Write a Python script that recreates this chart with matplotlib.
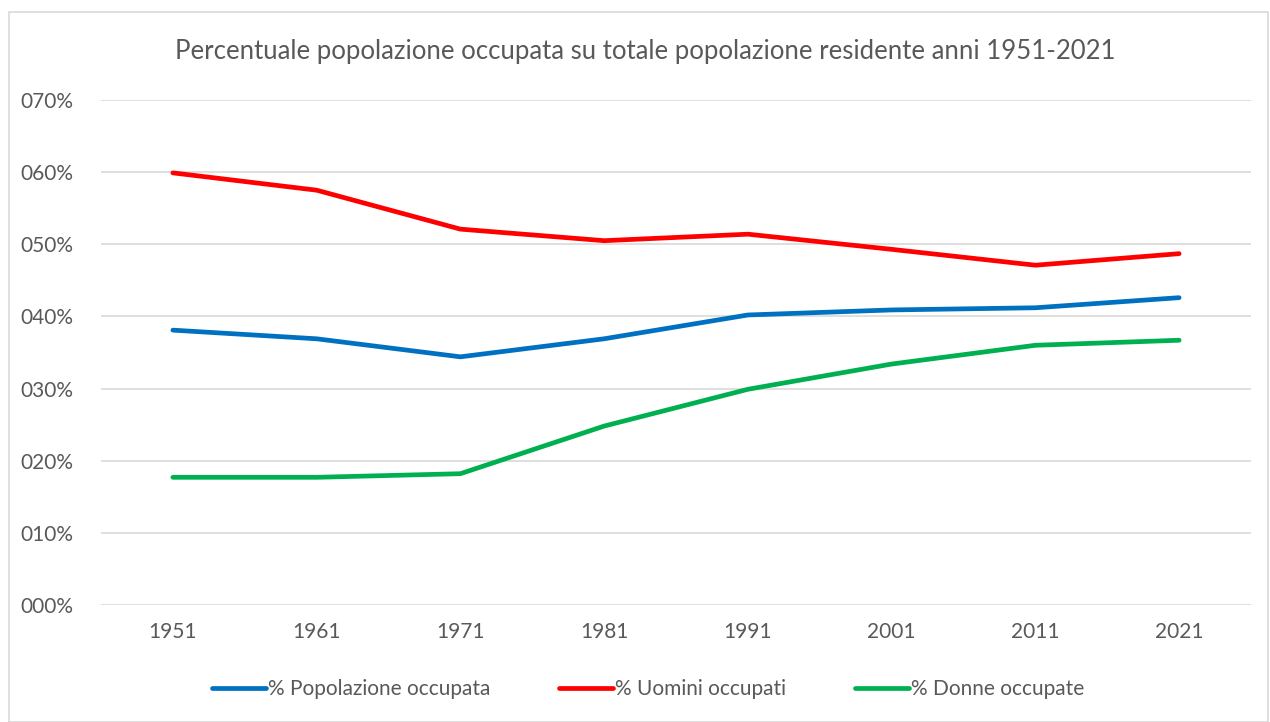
import matplotlib
matplotlib.use("Agg")
import matplotlib.pyplot as plt
from matplotlib.ticker import FuncFormatter
from matplotlib.patches import Rectangle

years = ["1951", "1961", "1971", "1981", "1991", "2001", "2011", "2021"]
pop_occupata = [0.381, 0.369, 0.344, 0.369, 0.402, 0.409, 0.412, 0.426]
uomini_occupati = [0.599, 0.575, 0.521, 0.505, 0.514, 0.493, 0.471, 0.487]
donne_occupate = [0.177, 0.177, 0.182, 0.248, 0.299, 0.334, 0.360, 0.367]

series_labels = ["% Popolazione occupata", "% Uomini occupati", "% Donne occupate"]
colors = ["#0070C0", "#FF0000", "#00B050"]
title = "Percentuale popolazione occupata su totale popolazione residente anni 1951-2021"

plt.rcParams['font.family'] = ['Lato', 'DejaVu Sans']
W, H = 1270, 722
fig = plt.figure(figsize=(W / 100, H / 100), dpi=100)
fig.patch.set_facecolor("white")

# chart border
fig.patches.append(Rectangle((9 / W, 0), (1268 - 9) / W, (H - 12) / H, transform=fig.transFigure,
                             fill=False, edgecolor="#D9D9D9", linewidth=1.2))

left, right = 101 / W, 1251 / W
bottom, top = 1 - 605 / H, 1 - 100 / H
ax = fig.add_axes([left, bottom, right - left, top - bottom])

x = list(range(len(years)))
for vals, c, lab in zip([pop_occupata, uomini_occupati, donne_occupate], colors, series_labels):
    ax.plot(x, vals, color=c, linewidth=3.4, label=lab, solid_capstyle="round", solid_joinstyle="round")

ax.set_xlim(-0.5, len(years) - 0.5)
ax.set_ylim(0, 0.70)
ax.set_yticks([i / 10 for i in range(8)])
ax.yaxis.set_major_formatter(FuncFormatter(lambda v, p: "%03d%%" % round(v * 100)))
ax.set_xticks(x)
ax.set_xticklabels(years)
ax.grid(axis="y", color="#D9D9D9", linewidth=1.2)
ax.set_axisbelow(True)
for s in ax.spines.values():
    s.set_visible(False)
ax.tick_params(axis="both", length=0, labelsize=15, colors="#595959")
ax.tick_params(axis="y", pad=20)
ax.tick_params(axis="x", pad=12)

fig.text(645 / W, 1 - 51 / H, title, ha="center", va="center", fontsize=18.5, color="#595959")

leg = fig.legend(loc="center", bbox_to_anchor=(648 / W, 1 - 689 / H), ncol=3, frameon=False,
                 fontsize=15, handlelength=2.6, handletextpad=0.1, columnspacing=3.3)
for t in leg.get_texts():
    t.set_color("#595959")

fig.savefig("out.png", dpi=100)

TASK:
Give back every line exactly as it stands, pictures excluded.

OUTPUT BELOW:
Write a Python script that recreates this chart with matplotlib.
import matplotlib
matplotlib.use("Agg")
import matplotlib.pyplot as plt
from matplotlib.ticker import FuncFormatter
from matplotlib.patches import Rectangle

years = ["1951", "1961", "1971", "1981", "1991", "2001", "2011", "2021"]
pop_occupata = [0.381, 0.369, 0.344, 0.369, 0.402, 0.409, 0.412, 0.426]
uomini_occupati = [0.599, 0.575, 0.521, 0.505, 0.514, 0.493, 0.471, 0.487]
donne_occupate = [0.177, 0.177, 0.182, 0.248, 0.299, 0.334, 0.360, 0.367]

series_labels = ["% Popolazione occupata", "% Uomini occupati", "% Donne occupate"]
colors = ["#0070C0", "#FF0000", "#00B050"]
title = "Percentuale popolazione occupata su totale popolazione residente anni 1951-2021"

plt.rcParams['font.family'] = ['Lato', 'DejaVu Sans']
W, H = 1270, 722
fig = plt.figure(figsize=(W / 100, H / 100), dpi=100)
fig.patch.set_facecolor("white")

# chart border
fig.patches.append(Rectangle((9 / W, 0), (1268 - 9) / W, (H - 12) / H, transform=fig.transFigure,
                             fill=False, edgecolor="#D9D9D9", linewidth=1.2))

left, right = 101 / W, 1251 / W
bottom, top = 1 - 605 / H, 1 - 100 / H
ax = fig.add_axes([left, bottom, right - left, top - bottom])

x = list(range(len(years)))
for vals, c, lab in zip([pop_occupata, uomini_occupati, donne_occupate], colors, series_labels):
    ax.plot(x, vals, color=c, linewidth=3.4, label=lab, solid_capstyle="round", solid_joinstyle="round")

ax.set_xlim(-0.5, len(years) - 0.5)
ax.set_ylim(0, 0.70)
ax.set_yticks([i / 10 for i in range(8)])
ax.yaxis.set_major_formatter(FuncFormatter(lambda v, p: "%03d%%" % round(v * 100)))
ax.set_xticks(x)
ax.set_xticklabels(years)
ax.grid(axis="y", color="#D9D9D9", linewidth=1.2)
ax.set_axisbelow(True)
for s in ax.spines.values():
    s.set_visible(False)
ax.tick_params(axis="both", length=0, labelsize=15, colors="#595959")
ax.tick_params(axis="y", pad=20)
ax.tick_params(axis="x", pad=12)

fig.text(645 / W, 1 - 51 / H, title, ha="center", va="center", fontsize=18.5, color="#595959")

leg = fig.legend(loc="center", bbox_to_anchor=(648 / W, 1 - 689 / H), ncol=3, frameon=False,
                 fontsize=15, handlelength=2.6, handletextpad=0.1, columnspacing=3.3)
for t in leg.get_texts():
    t.set_color("#595959")

fig.savefig("out.png", dpi=100)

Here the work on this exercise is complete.